The world never goes away: Review of ‘The Heart Asks Pleasure First’ by Ranjana Sengupta

A remarkable if not flawless debut, bravely tackling grand questions of history, love, loyalty and faith

October 03, 2020 04:00 pm | Updated 04:00 pm IST

That the Partition with its attendant wounds could, more than half a century later, impact the fates of two young lovers in a small coastal town in Wales, seems unlikely, if not far-fetched. But Karuna Ezara Parikh’s accomplished debut novel, The Heart Asks Pleasure First , fashions an all-too-plausible scenario where this, in fact, could happen.

Aaftab, a law student from an affluent but orthodox Islamabad background meets Daya, an aspiring dancer from Lalabad (a thinly disguised Delhi), from the ranks of India’s uber liberal intelligentsia, with parents who proudly wear their secular credentials on their sleeve. Daya, who has come to study ballet in this Welsh town, meets Aaftab in a park where he is sitting on a bench reading Anna Karenina . They soon fall in love. But from early on in the relationship, Aaftab has misgivings about its future, having acquired the wisdom of avoiding unwinnable situations through his dealings with his abusive, authoritarian father.

Shades and nuances

His approach to Islam is heavily influenced by the Sufi poets he loves reading, and his religious observances are confined to attending Friday prayers in the local mosque. This is the extent of his contact with the small, tightly knit Muslim community which is increasingly being influenced by the new imam’s radical sermons, finding in them a defence against the casual racism of the townspeople.

From Daya’s perspective, which Parikh evokes with great sympathy, the religious and nationalist differences between herself and

Aaftab, particularly the former, have little relevance. She shares her parents’ liberal humanist belief that it is irrational to hate an entire country or community. One can hate an individual, according to this worldview, but not a nation or religion. The action takes place in the early 2000s: therefore 9/11 as well as the attack on India’s Parliament happen in the course of the narrative. While the former event impels Aaftab to examine what his Muslim identity means to him, Daya, in the wake of the Parliament attack and subsequent military mobilisation, is forced to consider her feelings of outrage, but finds they have little bearing on her feelings for Aaftab.

Wasim, Aaftab’s roommate, represents the alternative third position. This lower-middle class boy from Rawalpindi is a non-Westernised counterpoint to Daya’s secular liberalism and Aaftab’s Sufi-influenced Islam. Wasim comes across as grounded and loyal, a friend to both Daya and Aaftab, but from his viewpoint their relationship is impossible — even though they conceal the extent of their involvement from him.

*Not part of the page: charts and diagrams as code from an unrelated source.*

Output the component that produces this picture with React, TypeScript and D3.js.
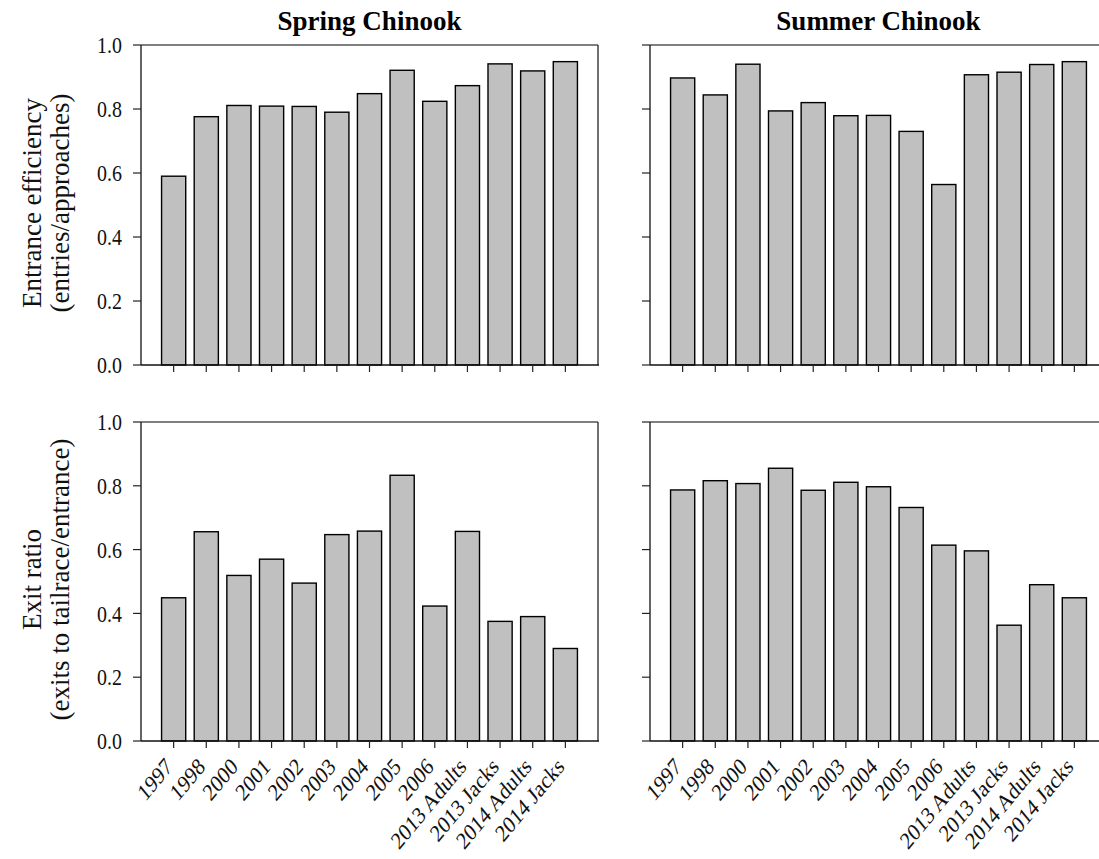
import React from "react";
import * as d3 from "d3";

const categories = ["1997", "1998", "2000", "2001", "2002", "2003", "2004", "2005", "2006", "2013 Adults", "2013 Jacks", "2014 Adults", "2014 Jacks"];
const springEntrance = [0.590, 0.776, 0.811, 0.809, 0.808, 0.790, 0.848, 0.921, 0.824, 0.873, 0.941, 0.919, 0.948];
const summerEntrance = [0.897, 0.844, 0.940, 0.794, 0.820, 0.779, 0.780, 0.730, 0.564, 0.907, 0.915, 0.939, 0.948];
const springExit = [0.449, 0.656, 0.519, 0.570, 0.495, 0.647, 0.658, 0.833, 0.423, 0.657, 0.375, 0.390, 0.290];
const summerExit = [0.787, 0.816, 0.807, 0.855, 0.786, 0.811, 0.797, 0.732, 0.614, 0.596, 0.363, 0.490, 0.449];
const yTicks = [0, 0.2, 0.4, 0.6, 0.8, 1.0];
const titles = ["Spring Chinook", "Summer Chinook"];
const yLabels = [["Entrance efficiency", "(entries/approaches)"], ["Exit ratio", "(exits to tailrace/entrance)"]];

const FONT = "'Liberation Serif', 'Times New Roman', serif";
const SX = 0.83;

type PanelProps = {
  values: number[];
  x0: number; x1: number; y0: number; y1: number;
  showYLabels: boolean; showXLabels: boolean;
};

function Panel({ values, x0, x1, y0, y1, showYLabels, showXLabels }: PanelProps) {
  const x = d3.scaleLinear().domain([0, categories.length + 1]).range([x0, x1]);
  const y = d3.scaleLinear().domain([0, 1]).range([y1, y0]);
  const step = x(1) - x(0);
  const bw = step * 0.74;
  return (
    <g>
      {values.map((v, i) => (
        <rect key={i} x={x(i + 1) - bw / 2} y={y(v)} width={bw} height={y(0) - y(v)}
          fill="#c0c0c0" stroke="#000" strokeWidth={1.4} />
      ))}
      <line x1={x0} x2={x1} y1={y0} y2={y0} stroke="#555" strokeWidth={1.4} />
      <line x1={x1} x2={x1} y1={y0} y2={y1} stroke="#333" strokeWidth={1.4} />
      <line x1={x0} x2={x0} y1={y0} y2={y1} stroke="#222" strokeWidth={1.4} />
      <line x1={x0} x2={x1 + 1} y1={y1} y2={y1} stroke="#111" strokeWidth={1.6} />
      {yTicks.map((t) => (
        <g key={t}>
          <line x1={x0 - 8} x2={x0} y1={y(t)} y2={y(t)} stroke="#222" strokeWidth={1.2} />
          {showYLabels && (
            <text transform={`translate(${x0 - 19},${y(t)}) scale(${SX},1)`} dy="0.34em" textAnchor="end"
              fontFamily={FONT} fontSize={24} fill="#111">
              {d3.format(".1f")(t)}
            </text>
          )}
        </g>
      ))}
      {categories.map((c, i) => (
        <g key={c}>
          <line x1={x(i + 1)} x2={x(i + 1)} y1={y1} y2={y1 + 7} stroke="#222" strokeWidth={1.2} />
          {showXLabels && (
            <text transform={`translate(${x(i + 1)},${y1 + 27}) scale(${SX},1) rotate(-45)`} textAnchor="end"
              fontFamily={FONT} fontSize={24} fill="#111">{c}</text>
          )}
        </g>
      ))}
    </g>
  );
}

export default function App() {
  const W = 1099, H = 859;
  const cols = [{ x0: 141, x1: 598 }, { x0: 650, x1: 1107 }];
  const rows = [{ y0: 45, y1: 365 }, { y0: 422, y1: 741 }];
  const data = [[springEntrance, summerEntrance], [springExit, summerExit]];
  return (
    <svg width={W} height={H} style={{ position: "absolute", left: 0, top: 0, background: "#fff" }}>
      <rect width={W} height={H} fill="#fff" />
      {titles.map((t, ci) => (
        <text key={t} x={(cols[ci].x0 + cols[ci].x1) / 2} y={30} textAnchor="middle"
          fontFamily={FONT} fontWeight="bold" fontSize={27} fill="#000">{t}</text>
      ))}
      {rows.map((r, ri) => (
        <g key={ri}>
          {cols.map((c, ci) => (
            <Panel key={ci} values={data[ri][ci]} x0={c.x0} x1={c.x1} y0={r.y0} y1={r.y1}
              showYLabels={ci === 0} showXLabels={ri === 1} />
          ))}
          <text transform={`translate(41,${(r.y0 + r.y1) / 2 - 2}) rotate(-90)`} textAnchor="middle"
            fontFamily={FONT} fontSize={27} fill="#111">{yLabels[ri][0]}</text>
          <text transform={`translate(69,${(r.y0 + r.y1) / 2 - 2}) rotate(-90)`} textAnchor="middle"
            fontFamily={FONT} fontSize={27} fill="#111">{yLabels[ri][1]}</text>
        </g>
      ))}
    </svg>
  );
}
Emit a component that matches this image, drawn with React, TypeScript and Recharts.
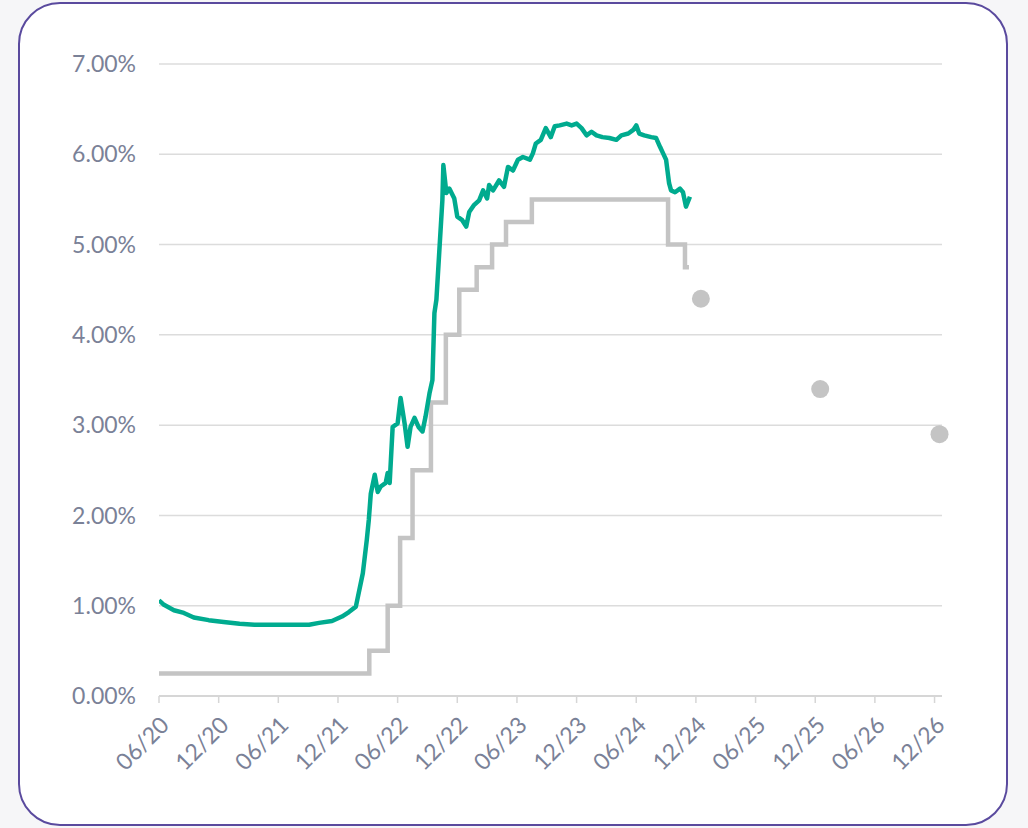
import React from "react";
import { LineChart, Line, XAxis, YAxis, CartesianGrid } from "recharts";

// ---------- Data (x = months since Jun 2020) ----------

const TICK_MONTHS = [0, 6, 12, 18, 24, 30, 36, 42, 48, 54, 60, 66, 72, 78];
const TICK_LABELS = [
    "06/20", "12/20", "06/21", "12/21", "06/22", "12/22", "06/23",
    "12/23", "06/24", "12/24", "06/25", "12/25", "06/26", "12/26",
];
const Y_TICKS = [0, 1, 2, 3, 4, 5, 6, 7];

// market rate (teal)
const RATE_MONTHS = [
    0, 0.5, 1.5, 2.5, 3.5, 5.0, 6.5, 8.1, 9.6, 12.1, 15.1, 16.1, 17.4, 18.4, 19.1, 19.8,
    20.5, 20.9, 21.1, 21.3, 21.7, 22.0, 22.3, 22.8, 23.0, 23.2, 23.5, 24.0, 24.3, 24.7,
    25.0, 25.3, 25.7, 26.1, 26.5, 26.8, 27.2, 27.5, 27.7, 27.9, 28.2, 28.5, 28.6, 28.9,
    29.2, 29.7, 30.0, 30.5, 30.9, 31.2, 31.7, 32.2, 32.6, 33.0, 33.2, 33.6, 34.2, 34.7,
    35.1, 35.6, 36.1, 36.6, 37.3, 37.6, 37.9, 38.4, 38.9, 39.4, 39.8, 40.3, 41.0, 41.5,
    42.0, 42.5, 43.0, 43.5, 44.0, 44.6, 45.3, 46.0, 46.5, 47.2, 47.7, 48.0, 48.3, 48.8,
    49.5, 50.0, 50.4, 50.7, 51.0, 51.3, 51.5, 51.9, 52.4, 52.7, 53.0, 53.4,
];
const RATE_VALUES = [
    1.06, 1.01, 0.95, 0.92, 0.87, 0.84, 0.82, 0.80, 0.79, 0.79, 0.79, 0.81, 0.83, 0.88, 0.93, 0.99,
    1.36, 1.73, 1.95, 2.24, 2.45, 2.26, 2.32, 2.36, 2.47, 2.36, 2.98, 3.02, 3.30, 3.02,
    2.76, 2.98, 3.08, 2.98, 2.93, 3.09, 3.35, 3.50, 4.24, 4.39, 4.94, 5.49, 5.88, 5.57,
    5.62, 5.51, 5.31, 5.27, 5.20, 5.36, 5.44, 5.49, 5.60, 5.51, 5.66, 5.60, 5.71, 5.64,
    5.86, 5.82, 5.94, 5.97, 5.94, 6.01, 6.12, 6.16, 6.29, 6.19, 6.31, 6.32, 6.34, 6.32,
    6.34, 6.29, 6.21, 6.25, 6.21, 6.19, 6.18, 6.16, 6.21, 6.23, 6.27, 6.32, 6.23, 6.21,
    6.19, 6.18, 6.08, 6.01, 5.94, 5.68, 5.60, 5.58, 5.62, 5.58, 5.42, 5.53,
];

// policy rate (grey steps)
const POLICY_MONTHS = [0, 21.15, 23.0, 24.25, 25.5, 27.35, 28.85, 30.2, 31.95, 33.5, 34.9, 37.5, 51.2, 52.9, 53.3];
const POLICY_VALUES = [0.25, 0.5, 1.0, 1.75, 2.5, 3.25, 4.0, 4.5, 4.75, 5.0, 5.25, 5.5, 5.0, 4.75, 4.75];

// projections (grey dots)
const PROJ_MONTHS = [54.5, 66.5, 78.5];
const PROJ_VALUES = [4.4, 3.4, 2.9];

const TEAL = "#00ab8f";
const GREY = "#c4c4c4";
const LABEL = "#7a8197";

const rateData = RATE_MONTHS.map((m, i) => ({ m, v: RATE_VALUES[i] }));
const policyData = POLICY_MONTHS.map((m, i) => ({ m, v: POLICY_VALUES[i] }));
const projData = PROJ_MONTHS.map((m, i) => ({ m, v: PROJ_VALUES[i] }));

const tickFont = { fontSize: 23, fill: LABEL, fontFamily: "Lato, 'Open Sans', sans-serif" };

export default function App() {
    return (
        <div style={{ position: "absolute", left: 0, top: 0, width: 1028, height: 828, background: "#f6f6f8" }}>
            <div
                style={{
                    position: "absolute",
                    left: 18,
                    top: 2,
                    width: 990,
                    height: 824,
                    boxSizing: "border-box",
                    border: "2px solid #5a4a9e",
                    borderRadius: 42,
                    background: "#fff",
                }}
            />
            <div style={{ position: "absolute", left: 0, top: 0 }}>
                <LineChart width={1028} height={828} margin={{ top: 64, right: 86, left: 0, bottom: 52 }}>
                    <CartesianGrid vertical={false} stroke="#dcdcdc" strokeWidth={1.5} />
                    <XAxis
                        dataKey="m"
                        type="number"
                        domain={[0, 78.75]}
                        ticks={TICK_MONTHS}
                        tickFormatter={(v: number) => TICK_LABELS[TICK_MONTHS.indexOf(v)]}
                        tick={{ ...tickFont, angle: -45, textAnchor: "end" }}
                        tickSize={7}
                        tickMargin={12}
                        stroke="#d6d6d6"
                        axisLine={{ stroke: "#d6d6d6", strokeWidth: 2 }}
                        tickLine={{ stroke: "#d6d6d6", strokeWidth: 1.5 }}
                        height={80}
                        interval={0}
                        allowDataOverflow
                    />
                    <YAxis
                        type="number"
                        domain={[0, 7]}
                        ticks={Y_TICKS}
                        tickFormatter={(v: number) => `${v.toFixed(2)}%`}
                        tick={tickFont}
                        axisLine={false}
                        tickLine={false}
                        tickMargin={17}
                        width={159}
                    />
                    <Line
                        data={policyData}
                        dataKey="v"
                        type="stepAfter"
                        stroke={GREY}
                        strokeWidth={4.5}
                        dot={false}
                        isAnimationActive={false}
                    />
                    <Line
                        data={rateData}
                        dataKey="v"
                        type="linear"
                        stroke={TEAL}
                        strokeWidth={4.5}
                        strokeLinejoin="round"
                        dot={false}
                        isAnimationActive={false}
                    />
                    <Line
                        data={projData}
                        dataKey="v"
                        stroke="none"
                        dot={{ r: 9, fill: GREY, stroke: "none", clipDot: false }}
                        isAnimationActive={false}
                    />
                </LineChart>
            </div>
        </div>
    );
}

He is a devout and practising Muslim, but refuses to have any truck with the fundamentalists; he is a devoted son and brother but allows his family to think he’s studying medicine and not the considerably less prestigious physical education. In Parikh’s telling, he has shades and nuances — more multi-dimensional in contrast to Aaftab’s relentless self-examination and Daya’s blithe unquestioning acceptance of her parents’ virtues and values.

Haunting language

Matters come to a head when Daya has to rush home because of her father’s serious illness while the imam mounts a campaign against Aaftab for his relationship with a non-Muslim. The denouement is swift and brutal but with a small sliver of hope left at the end.

Parikh’s story explores a space where these two earnest young lovers come together trying to discover if it is possible to find a personal truth which is unaffected by the impersonal forces swirling outside their bubble — the forces of history, politics and old hatreds. But they find — as did others from Paris and Helen to Anna Karenina to the victims of so-called ‘honour’ killings — that complete insulation is not possible; that the world never goes away and always punishes what it sees as transgressions. The universe Parikh creates, that of a small diaspora in the small quiet town of Cardiff, with its tight sense of inclusion and exclusion, its codes and punishments, has been explored before — Maps for Lost Lovers by Nadeem Aslam comes to mind.

Her language is fluid and haunting and the writing is remarkable for its gentleness. But there are some drawbacks: Daya and Aaftab are somewhat one-dimensional figures and their parents — whether Aaftab’s violent and intractable father or Daya’s parents with their undiluted goodness — sometimes feel like caricatures. Besides, the long, dense expositions of political or historical background (Akbar’s Navratnas, Osama bin Laden’s antecedents, and so on) are not knitted into the story but interrupt the narrative annoyingly.

But these are minor cavils. Taken as a whole, The Heart Asks Pleasure First is a remarkable debut that bravely tackles some grand, tough questions about how the past bleeds into the present, and about the role of love, loyalty, history and faith.

The Heart Asks Pleasure First; Karuna Ezara Parikh, Picador India, ₹699

The reviewer is former Deputy Publisher at Penguin Random House India and author of Delhi Metropolitan: The Making of an Unlikely City.